UK borrowing hits second-highest May level on record at £23.3bn
May borrowing jumped to £23.3bn, £5.6bn above forecast, as debt interest hit a record for the month and squeezed fiscal headroom.

UK borrowing surged to £23.3 billion in May, the second-highest figure ever recorded for the month and a sharp warning that the government’s finances are running hotter than the Office for Budget Responsibility expected. The overshoot was driven by a jump in debt interest, higher spending on public services and benefits, and tax receipts that failed to keep pace.
The latest figures from the Office for National Statistics showed public sector net borrowing was £5.4 billion higher than in May 2025 and £5.6 billion above the £17.7 billion forecast by the OBR. Central government debt interest payable alone reached £11.7 billion, up £4.1 billion from a year earlier and the highest May reading on record.

For Chancellor Rachel Reeves, the numbers narrow the room for manoeuvre. Higher borrowing means less flexibility for tax cuts, new spending commitments or other giveaways, especially while financing conditions remain tight and interest rates remain elevated. The ONS said spending on debt interest, public services, investment and benefits all increased in May 2026, more than offsetting higher tax receipts.
The strain is showing in the year-to-date numbers as well. Borrowing in the financial year to May reached £46.3 billion, which was £8.9 billion higher than the same point in 2025 and £7.7 billion above the OBR’s £38.6 billion forecast. The current budget deficit, which measures borrowing to fund day-to-day spending, stood at £18.5 billion in May and totalled £34.5 billion for the financial year to date, £6.0 billion above forecast.
Public sector net debt rose to 95.1% of GDP at the end of May, a level last seen in the early 1960s.

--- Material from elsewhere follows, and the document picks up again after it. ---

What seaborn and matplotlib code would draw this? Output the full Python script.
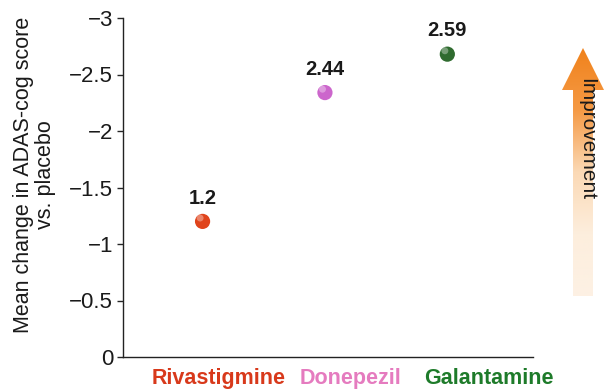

The ONS said the figures were first estimates and will be revised over coming months, but the direction of travel is already clear: debt servicing is absorbing more of the budget, leaving less capacity elsewhere.
One recent factor in the fiscal backdrop has been the Labour government’s employer National Insurance increase introduced in April 2025, which lifted receipts but also pushed up wage costs for firms. PwC UK has warned that higher borrowing, combined with inflation risks and elevated rates, could keep borrowing costs higher for longer.